- _Exercise description_: Set down the data below from its first line to the line holding "const densityTicksA = [2.0, 2.2, 2.4, 2.6];", inclusive; omit all pictures.

- _Information shown_:
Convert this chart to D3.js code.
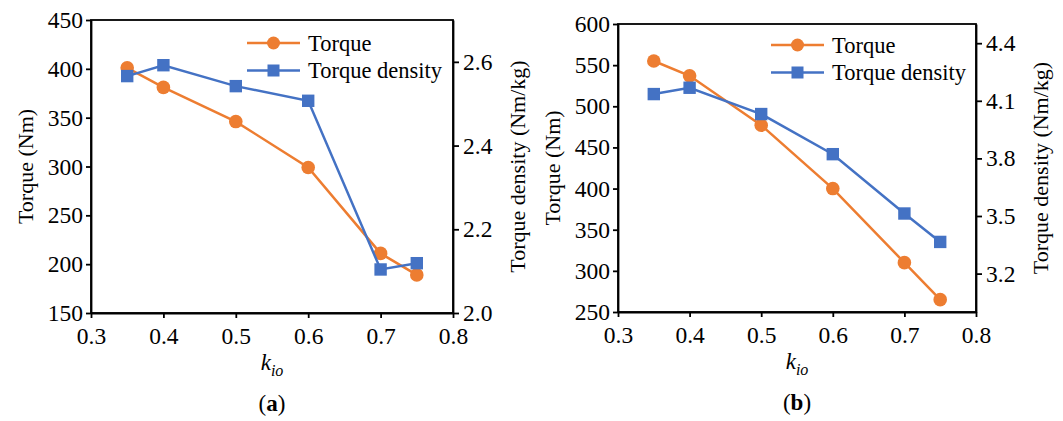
<!DOCTYPE html>
<html>
<head>
<meta charset="utf-8">
<script src="https://cdn.jsdelivr.net/npm/d3@7"></script>
<style>
  body { margin: 0; background: #fff; }
  svg text { font-family: "Liberation Serif", "Times New Roman", serif; }
</style>
</head>
<body>
<div id="chart"></div>
<script>
// values
const kio = [0.35, 0.4, 0.5, 0.6, 0.7, 0.75];
const xTicks = [0.3, 0.4, 0.5, 0.6, 0.7, 0.8];

const torqueA = [401, 381, 346, 299, 211, 189];
const densityA = [2.566, 2.592, 2.542, 2.507, 2.104, 2.119];
const torqueTicksA = [150, 200, 250, 300, 350, 400, 450];
const densityTicksA = [2.0, 2.2, 2.4, 2.6];

const torqueB = [555, 537, 477, 400, 310, 265];
const densityB = [4.135, 4.168, 4.031, 3.822, 3.513, 3.365];
const torqueTicksB = [250, 300, 350, 400, 450, 500, 550, 600];
const densityTicksB = [3.2, 3.5, 3.8, 4.1, 4.4];

const seriesNames = ["Torque", "Torque density"];
const orange = "#ED7D31", blue = "#4472C4";

const svg = d3.select("#chart").append("svg")
  .attr("width", 1063)
  .attr("height", 421);

function drawPanel(p) {
  const g = svg.append("g");
  const x = d3.scaleLinear().domain([0.3, 0.8]).range([p.left, p.right]);
  const yL = d3.scaleLinear().domain(p.torqueDomain).range([p.bottom, p.top]);
  const yR = d3.scaleLinear().domain(p.densityDomain).range([p.bottom, p.top]);

  // frame
  g.append("rect")
    .attr("x", p.left).attr("y", p.top)
    .attr("width", p.right - p.left).attr("height", p.bottom - p.top)
    .attr("fill", "none").attr("stroke", "#000").attr("stroke-width", 1.8);

  const styleAxis = sel => {
    sel.select(".domain").attr("stroke-width", 1.8);
    sel.selectAll(".tick line").attr("stroke-width", 1.8);
    sel.selectAll("text").attr("font-size", 23.5).attr("fill", "#000")
      .style("font-family", '"Liberation Serif", "Times New Roman", serif');
  };

  g.append("g").attr("transform", `translate(0,${p.bottom})`)
    .call(d3.axisBottom(x).tickValues(xTicks).tickFormat(d3.format(".1f"))
      .tickSize(5).tickSizeOuter(0).tickPadding(9))
    .call(styleAxis);

  g.append("g").attr("transform", `translate(${p.left},0)`)
    .call(d3.axisLeft(yL).tickValues(p.torqueTicks).tickSize(5).tickSizeOuter(0).tickPadding(3))
    .call(styleAxis);

  g.append("g").attr("transform", `translate(${p.right},0)`)
    .call(d3.axisRight(yR).tickValues(p.densityTicks).tickFormat(d3.format(".1f"))
      .tickSize(6).tickSizeOuter(0).tickPadding(4))
    .call(styleAxis);

  // axis titles
  const midY = (p.top + p.bottom) / 2;
  g.append("text")
    .attr("transform", `translate(${p.left - 66},${midY}) rotate(-90)`)
    .attr("text-anchor", "middle").attr("dy", "0.35em")
    .attr("font-size", 22).text("Torque (Nm)");
  g.append("text")
    .attr("transform", `translate(${p.right + 64},${midY}) rotate(-90)`)
    .attr("text-anchor", "middle").attr("dy", "0.35em")
    .attr("font-size", 22).text("Torque density (Nm/kg)");

  const xt = g.append("text")
    .attr("x", (p.left + p.right) / 2).attr("y", p.bottom + 57)
    .attr("text-anchor", "middle").attr("font-size", 23);
  xt.append("tspan").attr("font-style", "italic").text("k");
  xt.append("tspan").attr("font-style", "italic").attr("font-size", 16)
    .attr("dy", 6).text("io");

  const lab = g.append("text")
    .attr("x", (p.left + p.right) / 2).attr("y", p.bottom + 98)
    .attr("text-anchor", "middle").attr("font-size", 23);
  lab.append("tspan").text("(");
  lab.append("tspan").attr("font-weight", "bold").text(p.tag);
  lab.append("tspan").text(")");

  // series
  const lineL = d3.line().x((d, i) => x(kio[i])).y(d => yL(d));
  const lineR = d3.line().x((d, i) => x(kio[i])).y(d => yR(d));

  g.append("path").datum(p.torque)
    .attr("d", lineL).attr("fill", "none")
    .attr("stroke", orange).attr("stroke-width", 2.5);
  g.selectAll(".pt-t").data(p.torque).enter().append("circle")
    .attr("cx", (d, i) => x(kio[i])).attr("cy", d => yL(d))
    .attr("r", 6.8).attr("fill", orange);

  g.append("path").datum(p.density)
    .attr("d", lineR).attr("fill", "none")
    .attr("stroke", blue).attr("stroke-width", 2.5);
  g.selectAll(".pt-d").data(p.density).enter().append("rect")
    .attr("x", (d, i) => x(kio[i]) - 6.2).attr("y", d => yR(d) - 6.2)
    .attr("width", 12.4).attr("height", 12.4).attr("fill", blue);

  // legend
  const lg = g.append("g").attr("transform", `translate(${p.legendX},${p.legendY})`);
  seriesNames.forEach((name, i) => {
    const row = lg.append("g").attr("transform", `translate(0,${i * 27.5})`);
    const c = i === 0 ? orange : blue;
    row.append("line").attr("x1", 0).attr("x2", 53).attr("y1", 0).attr("y2", 0)
      .attr("stroke", c).attr("stroke-width", 2.5);
    if (i === 0) {
      row.append("circle").attr("cx", 26.5).attr("cy", 0).attr("r", 6.5).attr("fill", c);
    } else {
      row.append("rect").attr("x", 20.5).attr("y", -6).attr("width", 12).attr("height", 12).attr("fill", c);
    }
    row.append("text").attr("x", 61).attr("y", 0).attr("dy", "0.35em")
      .attr("font-size", 22.5).text(name);
  });
}

drawPanel({
  left: 91, right: 453, top: 20, bottom: 313,
  torqueDomain: [150, 450], densityDomain: [2.0, 2.7],
  torqueTicks: torqueTicksA, densityTicks: densityTicksA,
  torque: torqueA, density: densityA,
  legendX: 247, legendY: 43, tag: "a"
});

drawPanel({
  left: 618, right: 976, top: 24, bottom: 312,
  torqueDomain: [250, 600], densityDomain: [3.0, 4.5],
  torqueTicks: torqueTicksB, densityTicks: densityTicksB,
  torque: torqueB, density: densityB,
  legendX: 771, legendY: 45, tag: "b"
});
</script>
</body>
</html>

- _Result for this exercise_:
Convert this chart to D3.js code.
<!DOCTYPE html>
<html>
<head>
<meta charset="utf-8">
<script src="https://cdn.jsdelivr.net/npm/d3@7"></script>
<style>
  body { margin: 0; background: #fff; }
  svg text { font-family: "Liberation Serif", "Times New Roman", serif; }
</style>
</head>
<body>
<div id="chart"></div>
<script>
// values
const kio = [0.35, 0.4, 0.5, 0.6, 0.7, 0.75];
const xTicks = [0.3, 0.4, 0.5, 0.6, 0.7, 0.8];

const torqueA = [401, 381, 346, 299, 211, 189];
const densityA = [2.566, 2.592, 2.542, 2.507, 2.104, 2.119];
const torqueTicksA = [150, 200, 250, 300, 350, 400, 450];
const densityTicksA = [2.0, 2.2, 2.4, 2.6];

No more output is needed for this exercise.